Half the of cake is gone. Half of the cake is gone. Don’t stack both patterns.
The halves is uneven. The halves are uneven. Halves is plural, so use a plural verb.
Two half of an orange. Two halves of an orange. Use the plural for two parts.
She cut it into half. She cut it in half. Common phrase is “cut it in half.”
We split the bill halfs. We split the bill in half. Use “in half” for the action.

Using “Halve” And “Halved” In Sentences

Halve is the verb that means “divide into two equal parts.” It’s handy when you want an action word instead of a noun phrase.

Halve + Direct Object

  • Halve the grapes before you serve them.
  • They halved the rent by sharing a room.
  • The coach halved practice time on rainy days.

Halved As A Past Form

  • The recipe was halved for a small pan.
  • His workload was halved after the schedule change.
  • They halved the distance by taking a shortcut.

Writers sometimes mix up halved and split. Halved suggests two equal parts. Split can be equal, but it can also be uneven.

Style Tips For Clear “Halves” Sentences

If your sentence feels clunky, the fix is often a small swap. These tips keep your wording clean without sounding stiff.

Pick A Simple Frame

  • In half for the action: “Fold the paper in half.”
  • Into halves for the result: “Fold the paper into halves.”
  • Half of for a share: “Half of the group left early.”

Be Specific About The Whole

“Half” makes the reader ask, “Half of what?” If that whole isn’t clear, name it. Compare these two lines:

  • Weak: Half is missing.
  • Clear: Half of the first page is missing.

Use Parallel Wording When You Compare Halves

When you compare two parts, mirror the grammar on both sides.

  • The first half of the essay is factual; the second half is opinion.
  • Her morning half of the schedule is meetings; her afternoon half is writing.
  • The left half of the chart is labels; the right half is numbers.

Quick Practice To Lock It In

Try these mini prompts.
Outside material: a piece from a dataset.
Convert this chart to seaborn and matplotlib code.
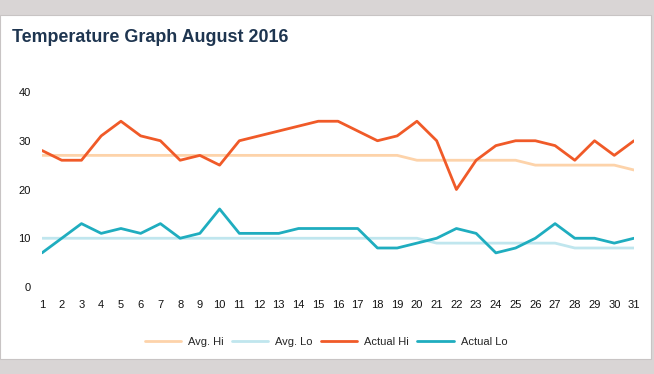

Write one sentence for each, then check your choice of half, halves, and the verb form.

  1. Describe a fruit cut into two parts.
  2. Describe a game that changed after the break.
  3. Describe cutting a recipe down for fewer people.
  4. Describe a class where only 50% finished on time.

Then do a fast proofread: check the plural spelling, check the verb that follows half of, and check hyphens before nouns. Once those three are solid, your halves in a sentence will read clean and confident.